### RECORDED DATA
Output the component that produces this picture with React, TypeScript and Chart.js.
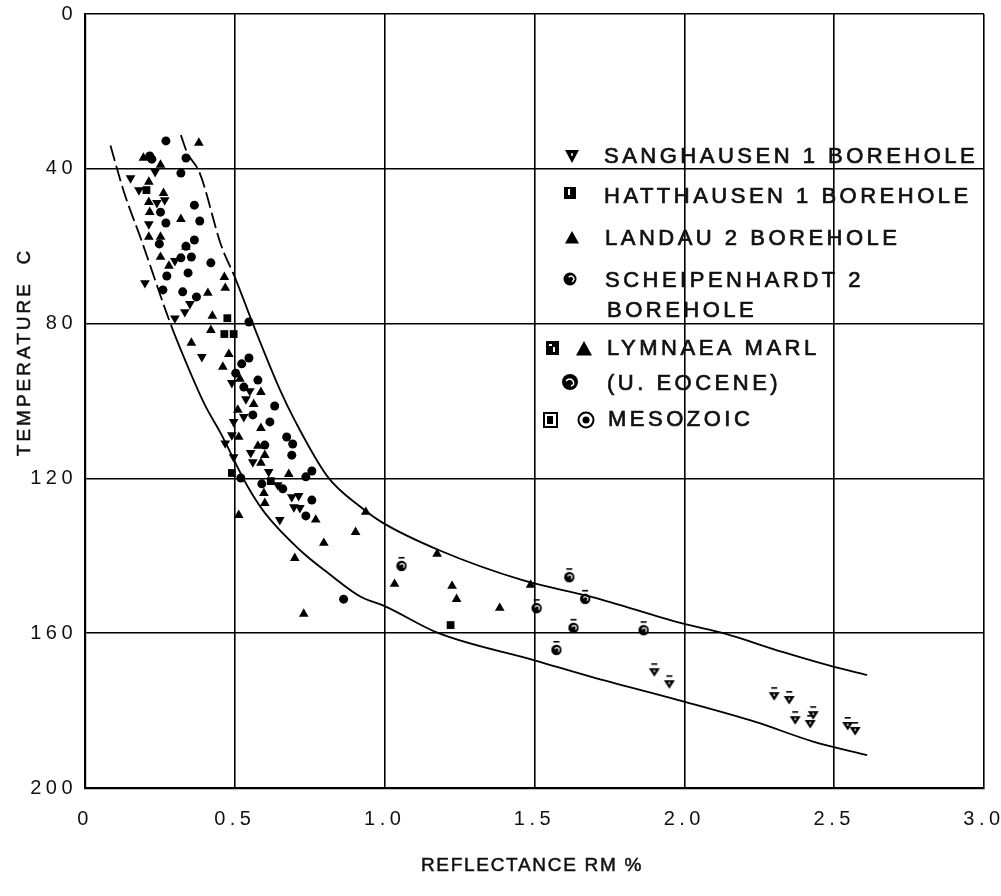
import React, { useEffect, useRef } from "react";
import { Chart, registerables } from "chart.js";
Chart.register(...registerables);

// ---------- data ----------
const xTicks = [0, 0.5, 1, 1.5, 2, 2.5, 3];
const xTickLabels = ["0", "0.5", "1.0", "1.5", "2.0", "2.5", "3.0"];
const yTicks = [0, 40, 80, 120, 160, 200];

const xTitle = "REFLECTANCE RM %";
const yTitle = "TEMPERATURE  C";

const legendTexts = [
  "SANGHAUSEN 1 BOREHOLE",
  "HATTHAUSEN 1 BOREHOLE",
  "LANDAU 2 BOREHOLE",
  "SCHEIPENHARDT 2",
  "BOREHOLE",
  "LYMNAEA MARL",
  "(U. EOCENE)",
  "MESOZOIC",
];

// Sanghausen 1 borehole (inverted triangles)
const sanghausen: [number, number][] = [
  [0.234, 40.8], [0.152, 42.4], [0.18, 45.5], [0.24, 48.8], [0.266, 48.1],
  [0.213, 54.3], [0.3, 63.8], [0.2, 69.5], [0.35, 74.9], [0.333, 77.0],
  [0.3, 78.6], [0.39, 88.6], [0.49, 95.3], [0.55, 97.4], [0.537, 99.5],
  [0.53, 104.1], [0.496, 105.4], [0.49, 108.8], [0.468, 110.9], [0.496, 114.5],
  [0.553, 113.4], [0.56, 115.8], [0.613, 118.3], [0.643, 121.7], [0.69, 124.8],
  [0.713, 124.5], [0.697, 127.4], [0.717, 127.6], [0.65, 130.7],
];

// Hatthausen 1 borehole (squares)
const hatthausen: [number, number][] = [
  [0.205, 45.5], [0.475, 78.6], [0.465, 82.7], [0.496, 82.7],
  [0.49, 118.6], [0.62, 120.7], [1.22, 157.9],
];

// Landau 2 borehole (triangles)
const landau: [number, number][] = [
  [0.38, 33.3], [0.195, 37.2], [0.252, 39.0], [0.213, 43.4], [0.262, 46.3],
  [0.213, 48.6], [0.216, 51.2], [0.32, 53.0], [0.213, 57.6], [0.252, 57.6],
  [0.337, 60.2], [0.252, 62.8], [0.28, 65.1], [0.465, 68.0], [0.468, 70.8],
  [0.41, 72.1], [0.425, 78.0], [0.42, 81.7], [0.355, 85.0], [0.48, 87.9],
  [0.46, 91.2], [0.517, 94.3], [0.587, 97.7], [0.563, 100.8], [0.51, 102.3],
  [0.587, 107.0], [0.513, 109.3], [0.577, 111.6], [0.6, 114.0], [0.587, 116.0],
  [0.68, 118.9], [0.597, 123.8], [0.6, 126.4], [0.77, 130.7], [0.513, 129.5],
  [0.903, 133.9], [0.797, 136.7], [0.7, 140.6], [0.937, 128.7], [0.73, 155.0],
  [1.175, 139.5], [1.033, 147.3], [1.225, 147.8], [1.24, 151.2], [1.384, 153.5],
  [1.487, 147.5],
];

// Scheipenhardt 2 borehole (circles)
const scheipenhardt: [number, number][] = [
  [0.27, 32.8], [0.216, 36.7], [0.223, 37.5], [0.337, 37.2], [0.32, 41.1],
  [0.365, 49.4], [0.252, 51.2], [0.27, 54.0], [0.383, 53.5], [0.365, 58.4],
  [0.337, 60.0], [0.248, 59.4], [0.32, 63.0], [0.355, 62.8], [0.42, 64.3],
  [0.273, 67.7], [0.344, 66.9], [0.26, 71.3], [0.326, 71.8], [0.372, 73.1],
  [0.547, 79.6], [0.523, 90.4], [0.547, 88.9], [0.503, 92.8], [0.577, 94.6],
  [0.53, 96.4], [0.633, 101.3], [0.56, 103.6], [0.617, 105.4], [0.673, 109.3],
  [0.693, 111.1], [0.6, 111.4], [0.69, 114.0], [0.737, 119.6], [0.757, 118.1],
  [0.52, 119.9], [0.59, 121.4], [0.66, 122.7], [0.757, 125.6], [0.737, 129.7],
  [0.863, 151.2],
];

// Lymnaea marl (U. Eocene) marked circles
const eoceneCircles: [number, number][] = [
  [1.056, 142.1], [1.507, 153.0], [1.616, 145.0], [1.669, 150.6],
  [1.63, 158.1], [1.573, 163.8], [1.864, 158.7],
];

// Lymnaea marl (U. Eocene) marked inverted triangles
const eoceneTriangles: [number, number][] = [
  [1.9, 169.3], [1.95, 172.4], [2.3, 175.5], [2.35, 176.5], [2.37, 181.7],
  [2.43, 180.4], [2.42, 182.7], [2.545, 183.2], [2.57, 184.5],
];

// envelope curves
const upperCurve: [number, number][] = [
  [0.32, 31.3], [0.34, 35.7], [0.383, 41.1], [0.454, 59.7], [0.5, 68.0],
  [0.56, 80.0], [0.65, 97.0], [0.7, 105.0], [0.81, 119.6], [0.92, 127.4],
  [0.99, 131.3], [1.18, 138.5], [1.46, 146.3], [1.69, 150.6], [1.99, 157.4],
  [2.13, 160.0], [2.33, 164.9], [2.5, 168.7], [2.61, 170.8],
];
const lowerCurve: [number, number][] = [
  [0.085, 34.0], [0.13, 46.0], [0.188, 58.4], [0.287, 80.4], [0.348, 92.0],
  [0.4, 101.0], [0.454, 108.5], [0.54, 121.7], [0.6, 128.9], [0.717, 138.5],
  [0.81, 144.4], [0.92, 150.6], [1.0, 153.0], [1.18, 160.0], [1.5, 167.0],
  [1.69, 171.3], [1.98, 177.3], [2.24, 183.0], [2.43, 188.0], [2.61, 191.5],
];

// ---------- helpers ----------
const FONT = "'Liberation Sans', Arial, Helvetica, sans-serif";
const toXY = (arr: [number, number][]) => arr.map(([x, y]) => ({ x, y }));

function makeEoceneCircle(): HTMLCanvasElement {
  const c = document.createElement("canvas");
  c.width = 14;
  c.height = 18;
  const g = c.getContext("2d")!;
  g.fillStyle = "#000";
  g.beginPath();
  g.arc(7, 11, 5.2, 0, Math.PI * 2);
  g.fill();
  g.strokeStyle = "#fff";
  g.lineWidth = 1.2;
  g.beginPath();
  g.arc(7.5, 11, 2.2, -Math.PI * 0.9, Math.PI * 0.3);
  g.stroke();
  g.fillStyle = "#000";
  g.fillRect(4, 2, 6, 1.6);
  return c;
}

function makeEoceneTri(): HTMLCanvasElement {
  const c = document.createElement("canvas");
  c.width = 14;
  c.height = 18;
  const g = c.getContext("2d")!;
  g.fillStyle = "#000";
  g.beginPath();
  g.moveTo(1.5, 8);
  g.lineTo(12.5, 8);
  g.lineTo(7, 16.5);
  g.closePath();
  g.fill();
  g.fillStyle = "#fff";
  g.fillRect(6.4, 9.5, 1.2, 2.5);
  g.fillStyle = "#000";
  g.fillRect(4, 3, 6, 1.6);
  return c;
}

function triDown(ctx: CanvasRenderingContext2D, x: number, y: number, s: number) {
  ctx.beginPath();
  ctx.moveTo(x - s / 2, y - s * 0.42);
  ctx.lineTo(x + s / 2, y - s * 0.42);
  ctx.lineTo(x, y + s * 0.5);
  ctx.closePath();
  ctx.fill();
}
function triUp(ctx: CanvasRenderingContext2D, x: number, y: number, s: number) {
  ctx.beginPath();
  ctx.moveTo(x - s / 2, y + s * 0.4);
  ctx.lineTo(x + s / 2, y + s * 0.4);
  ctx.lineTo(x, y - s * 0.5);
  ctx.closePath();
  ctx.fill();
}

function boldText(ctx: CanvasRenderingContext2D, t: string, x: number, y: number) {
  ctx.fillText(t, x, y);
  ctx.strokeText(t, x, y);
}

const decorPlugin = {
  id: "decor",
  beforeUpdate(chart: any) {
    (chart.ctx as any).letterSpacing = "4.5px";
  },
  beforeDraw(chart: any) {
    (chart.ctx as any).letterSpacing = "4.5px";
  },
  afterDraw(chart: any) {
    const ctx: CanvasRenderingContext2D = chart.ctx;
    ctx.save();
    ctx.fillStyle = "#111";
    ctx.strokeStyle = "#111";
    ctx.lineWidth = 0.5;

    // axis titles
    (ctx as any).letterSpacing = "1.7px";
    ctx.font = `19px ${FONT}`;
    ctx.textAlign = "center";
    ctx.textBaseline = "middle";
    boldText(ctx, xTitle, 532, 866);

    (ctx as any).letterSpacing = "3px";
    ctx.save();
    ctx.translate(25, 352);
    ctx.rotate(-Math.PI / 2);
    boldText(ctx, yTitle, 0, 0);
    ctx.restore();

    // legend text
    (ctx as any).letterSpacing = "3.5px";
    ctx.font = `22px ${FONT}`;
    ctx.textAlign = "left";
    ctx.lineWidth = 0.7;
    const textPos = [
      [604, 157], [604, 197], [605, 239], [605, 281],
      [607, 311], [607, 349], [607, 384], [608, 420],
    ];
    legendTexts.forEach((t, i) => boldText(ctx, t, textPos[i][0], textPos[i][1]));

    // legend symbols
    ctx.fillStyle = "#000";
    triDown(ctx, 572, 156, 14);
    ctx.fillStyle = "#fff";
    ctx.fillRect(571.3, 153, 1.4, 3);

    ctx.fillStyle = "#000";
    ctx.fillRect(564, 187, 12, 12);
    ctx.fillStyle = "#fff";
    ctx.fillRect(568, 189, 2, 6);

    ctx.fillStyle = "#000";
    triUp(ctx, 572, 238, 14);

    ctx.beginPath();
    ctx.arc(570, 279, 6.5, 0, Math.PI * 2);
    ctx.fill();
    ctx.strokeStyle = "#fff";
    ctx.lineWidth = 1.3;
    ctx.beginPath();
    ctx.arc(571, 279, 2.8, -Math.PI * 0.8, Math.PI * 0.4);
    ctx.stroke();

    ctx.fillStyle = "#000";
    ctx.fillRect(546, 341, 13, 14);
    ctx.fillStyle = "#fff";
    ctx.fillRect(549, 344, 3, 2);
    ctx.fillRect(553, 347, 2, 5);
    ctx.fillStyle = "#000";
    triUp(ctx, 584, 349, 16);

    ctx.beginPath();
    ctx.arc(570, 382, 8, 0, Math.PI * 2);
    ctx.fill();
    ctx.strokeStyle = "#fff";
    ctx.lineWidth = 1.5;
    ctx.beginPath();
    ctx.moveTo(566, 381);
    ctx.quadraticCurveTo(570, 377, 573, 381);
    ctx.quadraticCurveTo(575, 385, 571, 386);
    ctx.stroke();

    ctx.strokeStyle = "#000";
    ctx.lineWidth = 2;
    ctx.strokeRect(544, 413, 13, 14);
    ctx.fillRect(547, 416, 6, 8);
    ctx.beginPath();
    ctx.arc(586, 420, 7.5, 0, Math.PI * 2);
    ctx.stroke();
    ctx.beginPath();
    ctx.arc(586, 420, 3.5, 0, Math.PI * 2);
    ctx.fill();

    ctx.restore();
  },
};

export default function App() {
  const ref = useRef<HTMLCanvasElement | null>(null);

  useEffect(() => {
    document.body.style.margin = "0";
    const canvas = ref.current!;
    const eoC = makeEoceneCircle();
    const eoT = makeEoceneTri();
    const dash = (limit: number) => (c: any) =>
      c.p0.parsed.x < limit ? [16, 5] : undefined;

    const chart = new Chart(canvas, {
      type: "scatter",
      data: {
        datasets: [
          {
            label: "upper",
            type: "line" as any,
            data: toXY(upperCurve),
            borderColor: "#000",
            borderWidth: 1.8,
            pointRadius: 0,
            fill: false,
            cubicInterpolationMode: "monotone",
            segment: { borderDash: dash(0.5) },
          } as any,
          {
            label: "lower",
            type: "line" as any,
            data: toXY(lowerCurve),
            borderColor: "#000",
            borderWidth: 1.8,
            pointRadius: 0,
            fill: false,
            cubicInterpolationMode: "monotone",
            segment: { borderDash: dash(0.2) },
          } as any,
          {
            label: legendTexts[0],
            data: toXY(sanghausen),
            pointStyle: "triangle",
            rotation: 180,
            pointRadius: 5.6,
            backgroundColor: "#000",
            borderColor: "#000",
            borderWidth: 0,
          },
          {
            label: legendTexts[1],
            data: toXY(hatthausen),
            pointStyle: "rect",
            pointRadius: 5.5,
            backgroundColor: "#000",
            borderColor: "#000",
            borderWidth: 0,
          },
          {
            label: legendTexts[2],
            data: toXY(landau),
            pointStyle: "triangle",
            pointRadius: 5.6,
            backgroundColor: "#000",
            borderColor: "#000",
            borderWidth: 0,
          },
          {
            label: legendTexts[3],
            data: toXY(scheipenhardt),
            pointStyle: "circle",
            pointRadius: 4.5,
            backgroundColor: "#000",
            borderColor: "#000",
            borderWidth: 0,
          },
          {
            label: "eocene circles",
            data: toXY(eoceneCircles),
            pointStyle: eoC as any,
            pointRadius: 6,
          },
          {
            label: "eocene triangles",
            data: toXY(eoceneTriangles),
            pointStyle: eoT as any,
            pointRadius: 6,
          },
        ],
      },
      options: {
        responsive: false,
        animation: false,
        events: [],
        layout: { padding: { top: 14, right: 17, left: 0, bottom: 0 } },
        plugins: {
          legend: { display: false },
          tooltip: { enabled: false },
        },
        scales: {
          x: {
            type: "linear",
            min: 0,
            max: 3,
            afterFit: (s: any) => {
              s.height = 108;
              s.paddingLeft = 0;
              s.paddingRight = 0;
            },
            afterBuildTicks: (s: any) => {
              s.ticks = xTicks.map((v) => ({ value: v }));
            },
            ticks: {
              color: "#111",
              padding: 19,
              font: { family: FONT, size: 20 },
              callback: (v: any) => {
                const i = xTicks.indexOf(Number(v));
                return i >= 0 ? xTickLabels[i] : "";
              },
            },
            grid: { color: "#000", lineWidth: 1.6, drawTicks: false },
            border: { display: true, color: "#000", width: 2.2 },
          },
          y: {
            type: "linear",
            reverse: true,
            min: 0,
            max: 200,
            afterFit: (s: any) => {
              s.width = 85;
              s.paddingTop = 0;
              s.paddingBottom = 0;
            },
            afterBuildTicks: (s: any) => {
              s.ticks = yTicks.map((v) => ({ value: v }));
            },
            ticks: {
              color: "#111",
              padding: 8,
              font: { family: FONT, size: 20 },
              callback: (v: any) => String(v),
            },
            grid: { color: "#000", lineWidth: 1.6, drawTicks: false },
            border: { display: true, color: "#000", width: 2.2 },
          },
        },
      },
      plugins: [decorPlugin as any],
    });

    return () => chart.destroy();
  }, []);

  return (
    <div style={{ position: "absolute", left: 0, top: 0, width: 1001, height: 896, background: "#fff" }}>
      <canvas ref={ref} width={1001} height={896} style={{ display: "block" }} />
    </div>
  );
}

### PROBLEM TO SOLVE
From the data above, show each line that contains "React".

### SOLVED EXERCISE
Output the component that produces this picture with React, TypeScript and Chart.js.
import React, { useEffect, useRef } from "react";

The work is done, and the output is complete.